Crude futures retreated 32 cents Thursday, as the euro plummeted to its lowest level against the U.S. dollar since November.
The greenback gained 1.5 percent after European Central Bank's President Jean-Claude Trichet announced that the institution has no immediate plans of increasing interest rates. A stronger dollar curbs the appeal of commodities, making it more expensive for foreign buyers. A decrease in new unemployment insurance claims, reported by the U.S. Department of Labor, also helped strengthen the dollar.
Meanwhile, the political turmoil in Egypt worsened as clashes became more violent between supporters of the government and those protesting against it. Investors continue to fear that the violence may spread across the Middle East and North Africa, causing a disruption in oil supplies. Combined, the Middle East and North Africa produce more than a one-third of the world's oil. The International Energy Agency (IEA), however, maintains that crude prices will decrease due because the Organization of Petroleum Exporting Countries (OPEC) can boost supply by using spare capacity.

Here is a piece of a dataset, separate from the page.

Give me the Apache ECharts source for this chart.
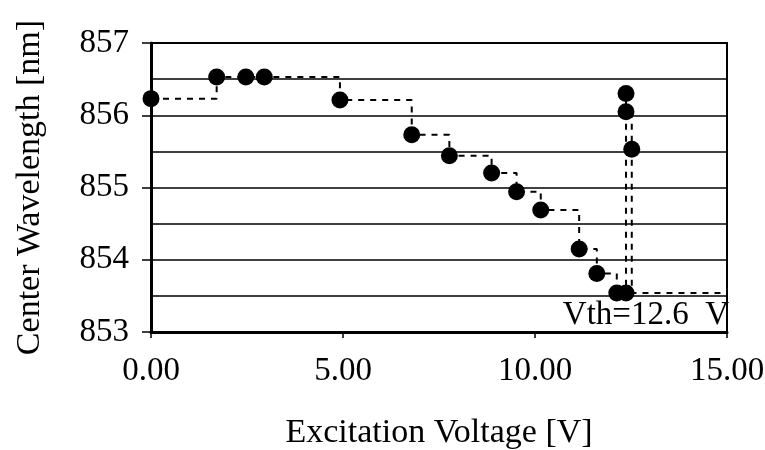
<!DOCTYPE html>
<html>
<head>
<meta charset="utf-8">
<script src="https://cdn.jsdelivr.net/npm/echarts@6/dist/echarts.min.js"></script>
<style>
  html, body { margin: 0; padding: 0; background: #fff; }
  #chart { width: 765px; height: 450px; }
</style>
</head>
<body>
<div id="chart"></div>
<script>
// measured points, in the order the dashed trace joins them
const voltage = [0.00, 1.71, 2.47, 2.95, 4.92, 6.79, 7.77, 8.87, 9.52, 10.15, 11.15, 11.61, 12.13, 12.37, 12.37, 12.37, 12.52];
const wavelength = [856.23, 856.53, 856.53, 856.53, 856.21, 855.73, 855.44, 855.20, 854.94, 854.69, 854.15, 853.81, 853.54, 853.54, 856.30, 856.05, 855.53];

// dashed trace continues past the last point down to threshold and out to the edge
const tailVoltage = [12.52, 15.00];
const tailWavelength = [853.54, 853.54];

const xTicks = [0, 5, 10, 15];
const yTicks = [853, 854, 855, 856, 857];
const vthLabel = "Vth=12.6  V";

const points = voltage.map((v, i) => [v, wavelength[i]]);
const trace = points.concat(tailVoltage.map((v, i) => [v, tailWavelength[i]]));

const font = "'Liberation Serif', 'DejaVu Serif', serif";

const chart = echarts.init(document.getElementById("chart"));

const option = {
  animation: false,
  backgroundColor: "#fff",
  grid: {
    left: 151,
    right: 38,
    top: 43,
    bottom: 118,
    outerBoundsMode: "none",
    show: true,
    borderColor: "#000",
    borderWidth: 2,
  },
  xAxis: {
    type: "value",
    min: xTicks[0],
    max: xTicks[xTicks.length - 1],
    interval: 5,
    name: "Excitation Voltage [V]",
    nameLocation: "middle",
    nameGap: 84,
    nameTextStyle: { fontFamily: font, fontSize: 34, color: "#000" },
    axisLine: { show: true, lineStyle: { color: "#000", width: 3 } },
    axisTick: { show: true, inside: false, length: 6, lineStyle: { color: "#000", width: 1.5 } },
    splitLine: { show: false },
    axisLabel: {
      fontFamily: font,
      fontSize: 33,
      color: "#000",
      margin: 23,
      formatter: (v) => v.toFixed(2),
    },
  },
  yAxis: {
    type: "value",
    min: yTicks[0],
    max: yTicks[yTicks.length - 1],
    interval: 1,
    name: "Center Wavelength [nm]",
    nameLocation: "middle",
    nameGap: 104,
    nameTextStyle: { fontFamily: font, fontSize: 34, color: "#000" },
    axisLine: { show: true, lineStyle: { color: "#000", width: 3 } },
    axisTick: { show: true, inside: false, length: 9, lineStyle: { color: "#000", width: 1.5 } },
    minorTick: { show: false, splitNumber: 2 },
    splitLine: { show: true, lineStyle: { color: "#000", width: 1.5 } },
    minorSplitLine: { show: true, lineStyle: { color: "#000", width: 1.5 } },
    axisLabel: {
      fontFamily: font,
      fontSize: 33,
      color: "#000",
      margin: 22,
    },
  },
  graphic: [
    {
      type: "text",
      right: 36,
      top: 299,
      style: {
        text: vthLabel,
        fontFamily: font,
        fontSize: 33,
        fill: "#000",
      },
    },
  ],
  series: [
    {
      name: "trace",
      type: "line",
      data: trace,
      step: "end",
      symbol: "none",
      lineStyle: { color: "#000", width: 2, type: [6, 6] },
      z: 2,
    },
    {
      name: "points",
      type: "scatter",
      data: points,
      symbol: "circle",
      symbolSize: 17,
      itemStyle: { color: "#000", opacity: 1 },
      z: 3,
    },
  ],
};

chart.setOption(option);
</script>
</body>
</html>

Light, sweet crude for March delivery settled at $90.54 a barrel Thursday after fluctuating between $90.00 and $92.05 a barrel.
Front-month natural gas futures fell 2.1 percent Thursday, settling at $4.34 per thousand cubic feet. The U.S. Energy Information Administration (EIA) reported a decrease of 189 billion cubic feet last week, but the decline fell short of analysts' expectations. In spite of the cold weather, traders continue to perceive an ample supply of inventories. For the week ended Jan. 28, natural gas in U.S. storage was 2.353 trillion cubic feet, or 0.2 percent above the five-year average, according to the EIA.
The intraday range for natural gas was $4.325 to $4.496.
Gasoline futures for March gained half a cent, ending Thursday's trading session at $2.50 a gallon. Gasoline prices peaked at $2.53 and bottomed out at $2.49 Thursday.